Experience drove home a different message. For example, if I were act in a way that I believed to demonstrate ‘being consistent’ while I was in fact experiencing annoyance or skepticism or some other non-accepting feeling, I was certain, in the long run, to be perceived as inconsistent or untrustworthy.
Do you see the humor in that? I didn’t for a long time…until I did! I got it. It’s not about adopting some behavior and acting on it all the time, it’s about acting with integrity no matter what you’re feeling.
I have come to recognize that being trustworthy does not demand that I be rigidly consistent, but that I be dependably real. It’s a hugely different experience and one that, once I surrendered to it, was much easier to maintain consistently, because it’s real. It’s not me trying to do or be something I think is right because I decided it was. Even if I was trying to do right…

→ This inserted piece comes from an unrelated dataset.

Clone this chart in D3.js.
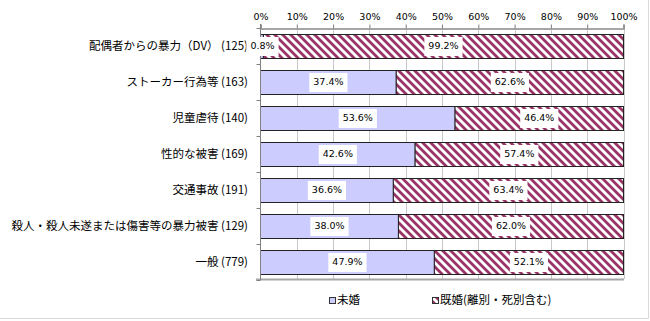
<!DOCTYPE html>
<html>
<head>
<meta charset="utf-8">
<script src="https://cdn.jsdelivr.net/npm/d3@7"></script>
<style>
  body { margin: 0; background: #fff; }
  svg text { font-family: "Noto Sans CJK JP", "Noto Sans", sans-serif; }
</style>
</head>
<body>
<div id="chart"></div>
<script>
const categories = [
  "配偶者からの暴力（DV） (125)",
  "ストーカー行為等 (163)",
  "児童虐待 (140)",
  "性的な被害 (169)",
  "交通事故 (191)",
  "殺人・殺人未遂または傷害等の暴力被害 (129)",
  "一般 (779)",
];
const unmarried = [0.8, 37.4, 53.6, 42.6, 36.6, 38.0, 47.9];
const married = [99.2, 62.6, 46.4, 57.4, 63.4, 62.0, 52.1];
const seriesNames = ["未婚", "既婚(離別・死別含む)"];
const tickValues = [0, 10, 20, 30, 40, 50, 60, 70, 80, 90, 100];

const width = 650;
const height = 321;

const svg = d3.select("#chart")
  .append("svg")
  .attr("width", width)
  .attr("height", height);

const defs = svg.append("defs");
const hatch = defs.append("pattern")
  .attr("id", "hatch")
  .attr("patternUnits", "userSpaceOnUse")
  .attr("width", 8)
  .attr("height", 8);
hatch.append("rect").attr("width", 8).attr("height", 8).attr("fill", "#fff");
hatch.append("path")
  .attr("d", "M-2,-2L10,10M-6,2L2,10M6,-2L10,2")
  .attr("stroke", "#993366")
  .attr("stroke-width", 2.8);

const x = d3.scaleLinear().domain([0, 100]).range([260.5, 623.5]);
const y = d3.scaleBand()
  .domain(categories)
  .range([28, 280])
  .paddingInner(1 / 3)
  .paddingOuter(1 / 6);

// outer frame (right and bottom only)
svg.append("path")
  .attr("d", `M648.5,0V318.5H0`)
  .attr("fill", "none")
  .attr("stroke", "#d9d9d9");

// gridlines
svg.append("g")
  .selectAll("line")
  .data(tickValues.slice(1))
  .join("line")
  .attr("x1", (d) => Math.round(x(d)) + 0.5)
  .attr("x2", (d) => Math.round(x(d)) + 0.5)
  .attr("y1", 28)
  .attr("y2", 279)
  .attr("stroke", "#c8c8c8");

// top axis
const topAxis = svg.append("g")
  .attr("transform", "translate(0,28.5)")
  .call(d3.axisTop(x).tickValues(tickValues).tickFormat((d) => d + "%").tickSizeOuter(0).tickSize(4));
topAxis.select(".domain").attr("stroke", "#a6a6a6").attr("stroke-width", 2);
topAxis.selectAll(".tick line").attr("stroke", "#808080");
topAxis.selectAll(".tick text")
  .attr("font-size", 10)
  .attr("fill", "#000")
  .attr("y", -9)
  .style("font-family", "'DejaVu Sans', sans-serif")
  .attr("font-size", 9.5);

// bottom line
svg.append("line")
  .attr("x1", 256).attr("x2", 624)
  .attr("y1", 279.5).attr("y2", 279.5)
  .attr("stroke", "#a6a6a6").attr("stroke-width", 2);

// bars
const rows = categories.map((c, i) => ({ c, u: unmarried[i], m: married[i] }));
const barG = svg.append("g");
barG.selectAll("rect.u")
  .data(rows)
  .join("rect")
  .attr("class", "u")
  .attr("x", x(0))
  .attr("y", (d) => y(d.c) + 0.5)
  .attr("width", (d) => x(d.u) - x(0))
  .attr("height", y.bandwidth())
  .attr("fill", "#ccccff")
  .attr("stroke", "#222");
barG.selectAll("rect.m")
  .data(rows)
  .join("rect")
  .attr("class", "m")
  .attr("x", (d) => x(d.u))
  .attr("y", (d) => y(d.c) + 0.5)
  .attr("width", (d) => x(d.u + d.m) - x(d.u))
  .attr("height", y.bandwidth())
  .attr("fill", "url(#hatch)")
  .attr("stroke", "#222");

// left axis
const leftAxis = svg.append("g").attr("transform", "translate(260.5,0)");
leftAxis.append("line")
  .attr("y1", 24).attr("y2", 280)
  .attr("stroke", "#808080");
leftAxis.selectAll("line.tk")
  .data(d3.range(categories.length + 1))
  .join("line")
  .attr("class", "tk")
  .attr("x1", -4).attr("x2", 0)
  .attr("y1", (i) => 28 + i * y.step() + 0.5)
  .attr("y2", (i) => 28 + i * y.step() + 0.5)
  .attr("stroke", "#808080");

// category labels
svg.append("g")
  .selectAll("text")
  .data(categories)
  .join("text")
  .attr("x", 248)
  .attr("y", (d) => y(d) + y.bandwidth() / 2 + 1)
  .attr("text-anchor", "end")
  .attr("dominant-baseline", "middle")
  .attr("font-size", 11.5)
  .attr("fill", "#000")
  .text((d) => d);

// value labels with white boxes
const labels = [];
rows.forEach((d) => {
  labels.push({ cx: (x(0) + x(d.u)) / 2, cy: y(d.c) + y.bandwidth() / 2 + 0.5, t: d.u.toFixed(1) + "%" });
  labels.push({ cx: (x(d.u) + x(100)) / 2, cy: y(d.c) + y.bandwidth() / 2 + 0.5, t: d.m.toFixed(1) + "%" });
});
labels[0].cx = 262.5;
const lblG = svg.append("g")
  .selectAll("g")
  .data(labels)
  .join("g")
  .attr("transform", (d) => `translate(${d.cx},${d.cy})`);
const lblText = lblG.append("text")
  .attr("text-anchor", "middle")
  .attr("dominant-baseline", "middle")
  .attr("font-size", 10)
  .attr("fill", "#000")
  .style("font-family", "'DejaVu Sans', sans-serif")
  .attr("font-size", 9.5)
  .text((d) => d.t);
lblText.each(function () {
  const w = this.getComputedTextLength();
  d3.select(this.parentNode)
    .insert("rect", "text")
    .attr("x", -w / 2 - 4)
    .attr("y", -9.5)
    .attr("width", w + 8)
    .attr("height", 19)
    .attr("fill", "#fff");
});

// legend
const legend = svg.append("g").attr("transform", "translate(0,301)");
const legendItems = [
  { name: seriesNames[0], fill: "#ccccff", x: 329 },
  { name: seriesNames[1], fill: "url(#hatch)", x: 432 },
];
const li = legend.selectAll("g")
  .data(legendItems)
  .join("g")
  .attr("transform", (d) => `translate(${d.x},0)`);
li.append("rect")
  .attr("x", 0.5).attr("y", -3.5)
  .attr("width", 6).attr("height", 6)
  .attr("fill", (d) => d.fill)
  .attr("stroke", "#333");
li.append("text")
  .attr("x", 8)
  .attr("y", 0)
  .attr("dominant-baseline", "middle")
  .attr("font-size", 11.5)
  .attr("fill", "#000")
  .text((d) => d.name);
</script>
</body>
</html>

The term congruent is one I have used many times to describe the way I would like to be. By this I mean that whatever feeling or attitude I experience would be matched by my awareness of that attitude.
When this is true, then I believe I am a unified or integrated person in that moment and hence I can be whatever I deeply am. That doesn’t mean I get to behave in any way I want, but it means I can truthfully experience what I feel and find a constructive way to work with whatever that is. That’s trustworthy and dependable. It’s not always easy, because telling the truth isn’t easy, especially when our everyday norms dictate that we smile and say ‘fine’ when asked how we are.
I’m suggesting that you unburden and say everything that’s on your mind in every moment, but rather that you feel what you do, and act from your true centre – knowing that you can accept how you feel and be true to your own integrity. That’s trustworthy defined a new way.
The reality of being dependable is sometimes not congruent with who you really are or how you feel in a given moment. That’s OK, if you can be true to what you believe and integrate it with what you feel so you show up authentic. We know when we’re experiencing the real thing, our internal compass tells us, if only we pay attention.